By Oliver Schmidtke, Director at the Centre for Global Studies at the University of Victoria

Under normal circumstances regional elections in Italy remain widely unnoticed by international observers. Yet, these are not normal times in Italian politics. The country is currently governed by a fragile coalition between the centre left (Democratic Party) and the Five Star Movement that came to power in September of 2019 when the leader of the populist-nationalist Lega, Matteo Salvini, sought to force snap elections by leaving the government. Salvini’s political gamble failed and he found himself excluded from power. However, this embarrassing political miscalculation has not lessened the Lega’s determination to form Italy’s next government. Salvini has been campaigning relentlessly questioning the legitimacy of Prime Minister Conte’s coalition and propagating his claim to be the ‘natural’ next leader of Italy. In a highly personalized campaign, the head of the Lega has organized almost daily rallies and launched an inexhaustible social media campaign over the past months.

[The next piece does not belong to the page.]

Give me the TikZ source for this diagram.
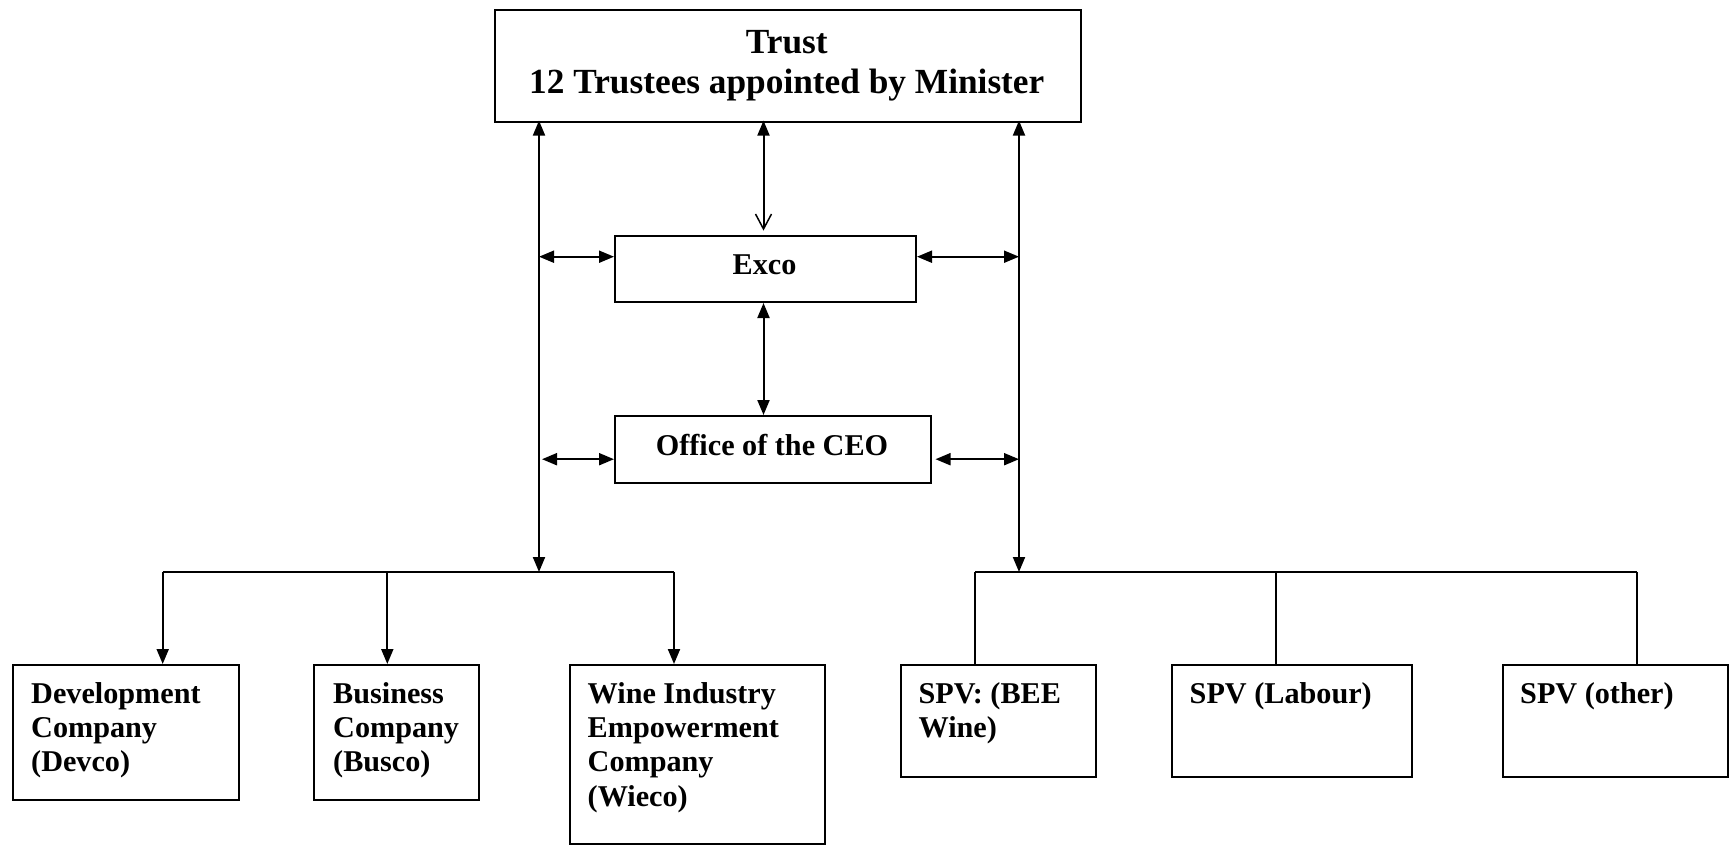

The regional election in Emilia-Romagna were supposed to be the ultimate test for the popularity and power of the populist, anti-immigrant Lega. If this traditional leftist stronghold in the centre of Italy – governed for decades by the left – endorsed the Lega, then the path to national power would be unchallenged. Salvini had announced that the Lega would use an electoral victory to demand new national elections on Monday. In this respect, the regional contest was widely considered an indication for the degree to which the populist mobilization of the Lega could deliver majorities even in those parts of the country that traditionally have been firmly shaped by a leftist political culture. Over the past weeks, a new popular, youth-centred movement, the Sardines, has sought to thwart this scenario and mobilize civil society in the city squares.

In Sunday’s elections, Stefano Bonaccini as the candidate of the Democratic Party (PD) won with 51.5% over 43.7% for the candidate of the Lega. Voter turnout almost doubled from 37% in 2014 to 67% indicating how Emilia-Romagna had become the battleground for and against the populist program of the Lega. With these election results, Conte’s government in Rome is able to avoid an immediate political crisis and the popular protest against the far-right Lega can celebrate a victory. Still, the fact that the centre left PD and the Lega secured similar levels of support in a region such as Emilia-Romagna (34.5% for the PD and 32% for the Lega) demonstrates that Italian politics currently witnesses a fundamental transformation. The Lega’s plans of forming the next national government with its Trumpian style, anti-European nationalism and staunch anti-immigrant stance is likely to be postponed for the moment. However, their thirst of power is far from being stilled. And the fact that the Five Star Movement has done so badly in the regional elections this weekend will keep up the pressure on the centre-left government in Rome.